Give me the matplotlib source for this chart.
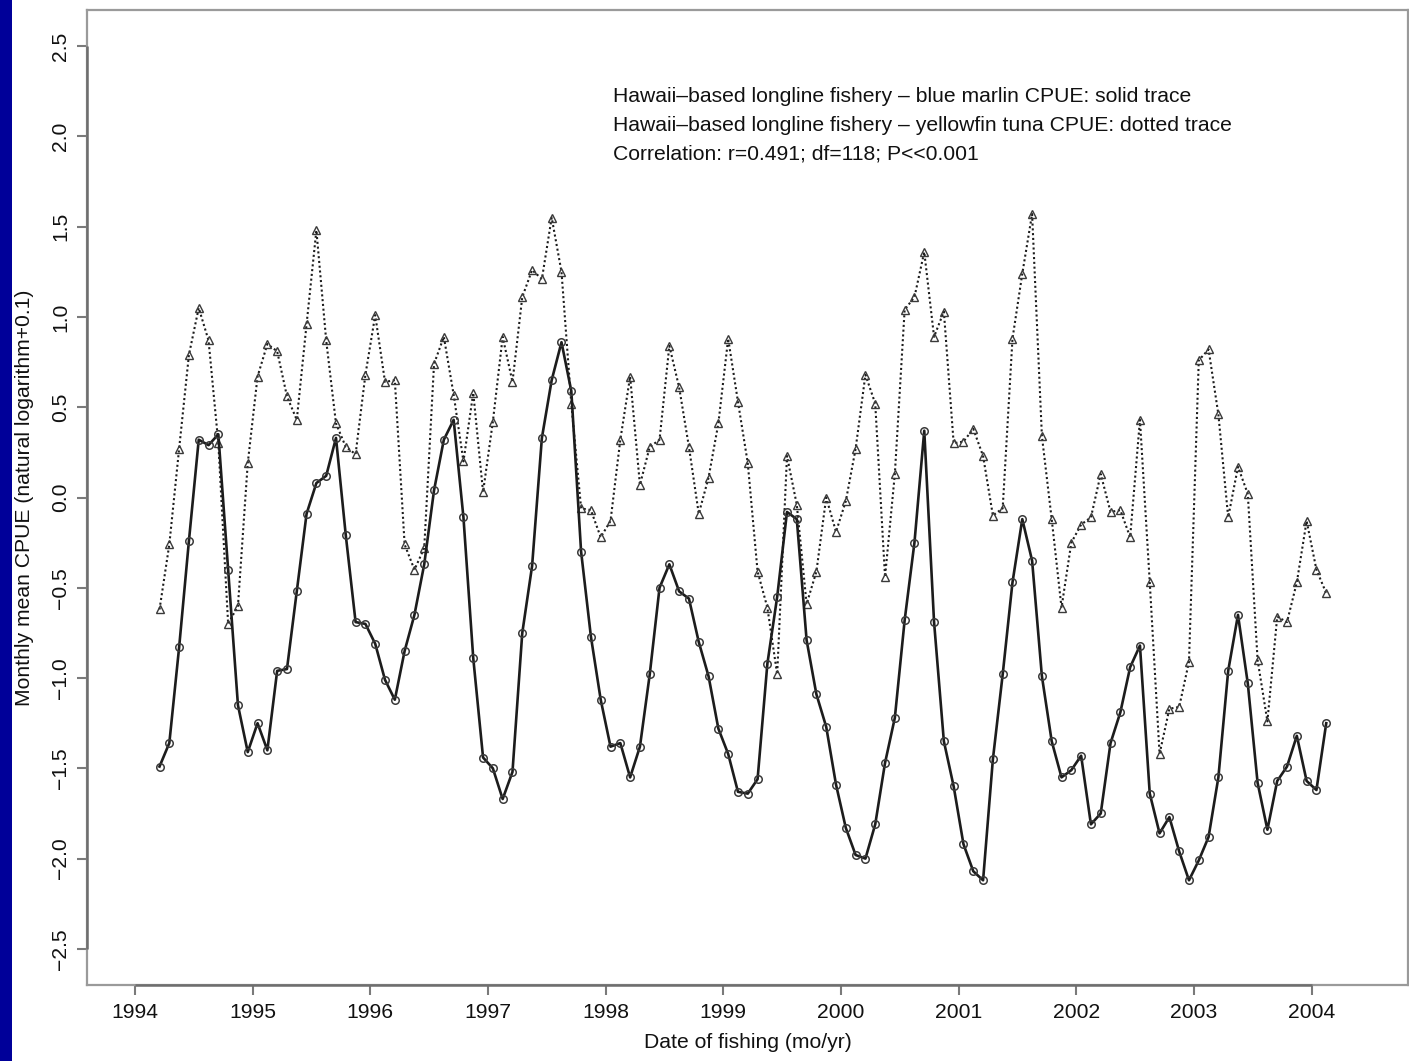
import matplotlib
matplotlib.use("Agg")
import matplotlib.pyplot as plt
import numpy as np
import pandas as pd
from matplotlib.patches import Rectangle

plt.rcParams['font.family'] = ['Liberation Sans', 'DejaVu Sans']

# Monthly dates: Mar 1994 .. Feb 2004 (120 months)
months = pd.date_range("1994-03-01", periods=120, freq="MS")
dates = months.year + (months.month - 0.5) / 12.0

blue_marlin = [
    -1.49, -1.36, -0.83, -0.24, 0.32, 0.29, 0.35, -0.40, -1.15, -1.41,
    -1.25, -1.40, -0.96, -0.95, -0.52, -0.09, 0.08, 0.12, 0.33, -0.21,
    -0.69, -0.70, -0.81, -1.01, -1.12, -0.85, -0.65, -0.37, 0.04, 0.32,
    0.43, -0.11, -0.89, -1.44, -1.50, -1.67, -1.52, -0.75, -0.38, 0.33,
    0.65, 0.86, 0.59, -0.30, -0.77, -1.12, -1.38, -1.36, -1.55, -1.38,
    -0.98, -0.50, -0.37, -0.52, -0.56, -0.80, -0.99, -1.28, -1.42, -1.63,
    -1.64, -1.56, -0.92, -0.55, -0.08, -0.12, -0.79, -1.09, -1.27, -1.59,
    -1.83, -1.98, -2.00, -1.81, -1.47, -1.22, -0.68, -0.25, 0.37, -0.69,
    -1.35, -1.60, -1.92, -2.07, -2.12, -1.45, -0.98, -0.47, -0.12, -0.35,
    -0.99, -1.35, -1.55, -1.51, -1.43, -1.81, -1.75, -1.36, -1.19, -0.94,
    -0.82, -1.64, -1.86, -1.77, -1.96, -2.12, -2.01, -1.88, -1.55, -0.96,
    -0.65, -1.03, -1.58, -1.84, -1.57, -1.49, -1.32, -1.57, -1.62, -1.25,
]

yellowfin = [
    -0.62, -0.26, 0.27, 0.79, 1.05, 0.87, 0.30, -0.70, -0.60, 0.19,
    0.67, 0.85, 0.81, 0.56, 0.43, 0.96, 1.48, 0.87, 0.41, 0.28,
    0.24, 0.68, 1.01, 0.64, 0.65, -0.26, -0.40, -0.28, 0.74, 0.89,
    0.57, 0.20, 0.58, 0.03, 0.42, 0.89, 0.64, 1.11, 1.26, 1.21,
    1.55, 1.25, 0.52, -0.06, -0.07, -0.22, -0.13, 0.32, 0.67, 0.07,
    0.28, 0.32, 0.84, 0.61, 0.28, -0.09, 0.11, 0.41, 0.88, 0.53,
    0.19, -0.41, -0.61, -0.98, 0.23, -0.04, -0.59, -0.41, 0.00, -0.19,
    -0.02, 0.27, 0.68, 0.52, -0.44, 0.13, 1.04, 1.11, 1.36, 0.89,
    1.03, 0.30, 0.31, 0.38, 0.23, -0.10, -0.06, 0.88, 1.24, 1.57,
    0.34, -0.12, -0.61, -0.25, -0.15, -0.11, 0.13, -0.08, -0.07, -0.22,
    0.43, -0.47, -1.42, -1.17, -1.16, -0.91, 0.76, 0.82, 0.46, -0.11,
    0.17, 0.02, -0.90, -1.24, -0.66, -0.69, -0.47, -0.13, -0.40, -0.53,
]

year_ticks = list(range(1994, 2005))
y_ticks = [-2.5, -2.0, -1.5, -1.0, -0.5, 0.0, 0.5, 1.0, 1.5, 2.0, 2.5]
y_tick_labels = ["\u22122.5", "\u22122.0", "\u22121.5", "\u22121.0", "\u22120.5",
                 "0.0", "0.5", "1.0", "1.5", "2.0", "2.5"]

annotation = [
    "Hawaii\u2013based longline fishery \u2013 blue marlin CPUE: solid trace",
    "Hawaii\u2013based longline fishery \u2013 yellowfin tuna CPUE: dotted trace",
    "Correlation: r=0.491; df=118; P<<0.001",
]

W, H = 1409, 1061
fig = plt.figure(figsize=(W / 100, H / 100), dpi=100)
fig.patch.set_facecolor("white")
fig.patches.append(Rectangle((0, 0), 12 / W, 1, transform=fig.transFigure,
                             facecolor="#000099", edgecolor="none", zorder=0))

ax = fig.add_axes([87 / W, (H - 985) / H, (1408 - 87) / W, 975 / H])
ax.set_xlim(1993.592, 2004.82)
ax.set_ylim(-2.7, 2.7)

fs = 15.2
ax.plot(dates, blue_marlin, color="#1c1c1c", lw=1.9, marker="o", ms=5.4,
        mfc="none", mec="#3a3a3a", mew=1.1, zorder=3)
ax.plot(dates, yellowfin, color="#1c1c1c", lw=1.5, linestyle=(0, (1.0, 1.3)),
        marker="^", ms=5.2, mfc="none", mec="#3a3a3a", mew=1.0, zorder=2)

for s in ax.spines.values():
    s.set_color("#9a9a9a")
    s.set_linewidth(1.6)

# R-style axis lines between first and last ticks
ax.plot([year_ticks[0], year_ticks[-1]], [-2.7, -2.7], color="#6e6e6e", lw=1.8,
        clip_on=False, zorder=4, solid_capstyle="butt")
ax.plot([1993.592, 1993.592], [y_ticks[0], y_ticks[-1]], color="#6e6e6e", lw=1.8,
        clip_on=False, zorder=4, solid_capstyle="butt")

ax.set_xticks(year_ticks)
ax.set_xticklabels([str(y) for y in year_ticks], fontsize=fs)
ax.set_yticks(y_ticks)
ax.set_yticklabels(y_tick_labels, fontsize=fs, rotation=90, va="center")
ax.tick_params(axis="both", direction="out", length=7, width=1.5, color="#7a7a7a",
               labelcolor="#111111")
ax.tick_params(axis="x", pad=6)
ax.tick_params(axis="y", pad=5)

ax.set_xlabel("Date of fishing (mo/yr)", fontsize=fs, color="#111111", labelpad=8)
ax.set_ylabel("Monthly mean CPUE (natural logarithm+0.1)", fontsize=fs,
              color="#111111")
ax.yaxis.set_label_coords(-0.040, 0.5)

for k, line in enumerate(annotation):
    fig.text(613 / W, 1 - (97 + 28.5 * k) / H, line, fontsize=fs, color="#111111",
             ha="left", va="center")

fig.savefig("out.png", dpi=100, facecolor="white")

========================

(Exercise): Copy out the listing exactly as it stands, but not the pictures.

(Full solution):
Give me the matplotlib source for this chart.
import matplotlib
matplotlib.use("Agg")
import matplotlib.pyplot as plt
import numpy as np
import pandas as pd
from matplotlib.patches import Rectangle

plt.rcParams['font.family'] = ['Liberation Sans', 'DejaVu Sans']

# Monthly dates: Mar 1994 .. Feb 2004 (120 months)
months = pd.date_range("1994-03-01", periods=120, freq="MS")
dates = months.year + (months.month - 0.5) / 12.0

blue_marlin = [
    -1.49, -1.36, -0.83, -0.24, 0.32, 0.29, 0.35, -0.40, -1.15, -1.41,
    -1.25, -1.40, -0.96, -0.95, -0.52, -0.09, 0.08, 0.12, 0.33, -0.21,
    -0.69, -0.70, -0.81, -1.01, -1.12, -0.85, -0.65, -0.37, 0.04, 0.32,
    0.43, -0.11, -0.89, -1.44, -1.50, -1.67, -1.52, -0.75, -0.38, 0.33,
    0.65, 0.86, 0.59, -0.30, -0.77, -1.12, -1.38, -1.36, -1.55, -1.38,
    -0.98, -0.50, -0.37, -0.52, -0.56, -0.80, -0.99, -1.28, -1.42, -1.63,
    -1.64, -1.56, -0.92, -0.55, -0.08, -0.12, -0.79, -1.09, -1.27, -1.59,
    -1.83, -1.98, -2.00, -1.81, -1.47, -1.22, -0.68, -0.25, 0.37, -0.69,
    -1.35, -1.60, -1.92, -2.07, -2.12, -1.45, -0.98, -0.47, -0.12, -0.35,
    -0.99, -1.35, -1.55, -1.51, -1.43, -1.81, -1.75, -1.36, -1.19, -0.94,
    -0.82, -1.64, -1.86, -1.77, -1.96, -2.12, -2.01, -1.88, -1.55, -0.96,
    -0.65, -1.03, -1.58, -1.84, -1.57, -1.49, -1.32, -1.57, -1.62, -1.25,
]

yellowfin = [
    -0.62, -0.26, 0.27, 0.79, 1.05, 0.87, 0.30, -0.70, -0.60, 0.19,
    0.67, 0.85, 0.81, 0.56, 0.43, 0.96, 1.48, 0.87, 0.41, 0.28,
    0.24, 0.68, 1.01, 0.64, 0.65, -0.26, -0.40, -0.28, 0.74, 0.89,
    0.57, 0.20, 0.58, 0.03, 0.42, 0.89, 0.64, 1.11, 1.26, 1.21,
    1.55, 1.25, 0.52, -0.06, -0.07, -0.22, -0.13, 0.32, 0.67, 0.07,
    0.28, 0.32, 0.84, 0.61, 0.28, -0.09, 0.11, 0.41, 0.88, 0.53,
    0.19, -0.41, -0.61, -0.98, 0.23, -0.04, -0.59, -0.41, 0.00, -0.19,
    -0.02, 0.27, 0.68, 0.52, -0.44, 0.13, 1.04, 1.11, 1.36, 0.89,
    1.03, 0.30, 0.31, 0.38, 0.23, -0.10, -0.06, 0.88, 1.24, 1.57,
    0.34, -0.12, -0.61, -0.25, -0.15, -0.11, 0.13, -0.08, -0.07, -0.22,
    0.43, -0.47, -1.42, -1.17, -1.16, -0.91, 0.76, 0.82, 0.46, -0.11,
    0.17, 0.02, -0.90, -1.24, -0.66, -0.69, -0.47, -0.13, -0.40, -0.53,
]

year_ticks = list(range(1994, 2005))
y_ticks = [-2.5, -2.0, -1.5, -1.0, -0.5, 0.0, 0.5, 1.0, 1.5, 2.0, 2.5]
y_tick_labels = ["\u22122.5", "\u22122.0", "\u22121.5", "\u22121.0", "\u22120.5",
                 "0.0", "0.5", "1.0", "1.5", "2.0", "2.5"]

annotation = [
    "Hawaii\u2013based longline fishery \u2013 blue marlin CPUE: solid trace",
    "Hawaii\u2013based longline fishery \u2013 yellowfin tuna CPUE: dotted trace",
    "Correlation: r=0.491; df=118; P<<0.001",
]

W, H = 1409, 1061
fig = plt.figure(figsize=(W / 100, H / 100), dpi=100)
fig.patch.set_facecolor("white")
fig.patches.append(Rectangle((0, 0), 12 / W, 1, transform=fig.transFigure,
                             facecolor="#000099", edgecolor="none", zorder=0))

ax = fig.add_axes([87 / W, (H - 985) / H, (1408 - 87) / W, 975 / H])
ax.set_xlim(1993.592, 2004.82)
ax.set_ylim(-2.7, 2.7)

fs = 15.2
ax.plot(dates, blue_marlin, color="#1c1c1c", lw=1.9, marker="o", ms=5.4,
        mfc="none", mec="#3a3a3a", mew=1.1, zorder=3)
ax.plot(dates, yellowfin, color="#1c1c1c", lw=1.5, linestyle=(0, (1.0, 1.3)),
        marker="^", ms=5.2, mfc="none", mec="#3a3a3a", mew=1.0, zorder=2)

for s in ax.spines.values():
    s.set_color("#9a9a9a")
    s.set_linewidth(1.6)

# R-style axis lines between first and last ticks
ax.plot([year_ticks[0], year_ticks[-1]], [-2.7, -2.7], color="#6e6e6e", lw=1.8,
        clip_on=False, zorder=4, solid_capstyle="butt")
ax.plot([1993.592, 1993.592], [y_ticks[0], y_ticks[-1]], color="#6e6e6e", lw=1.8,
        clip_on=False, zorder=4, solid_capstyle="butt")

ax.set_xticks(year_ticks)
ax.set_xticklabels([str(y) for y in year_ticks], fontsize=fs)
ax.set_yticks(y_ticks)
ax.set_yticklabels(y_tick_labels, fontsize=fs, rotation=90, va="center")
ax.tick_params(axis="both", direction="out", length=7, width=1.5, color="#7a7a7a",
               labelcolor="#111111")
ax.tick_params(axis="x", pad=6)
ax.tick_params(axis="y", pad=5)

ax.set_xlabel("Date of fishing (mo/yr)", fontsize=fs, color="#111111", labelpad=8)
ax.set_ylabel("Monthly mean CPUE (natural logarithm+0.1)", fontsize=fs,
              color="#111111")
ax.yaxis.set_label_coords(-0.040, 0.5)

for k, line in enumerate(annotation):
    fig.text(613 / W, 1 - (97 + 28.5 * k) / H, line, fontsize=fs, color="#111111",
             ha="left", va="center")

fig.savefig("out.png", dpi=100, facecolor="white")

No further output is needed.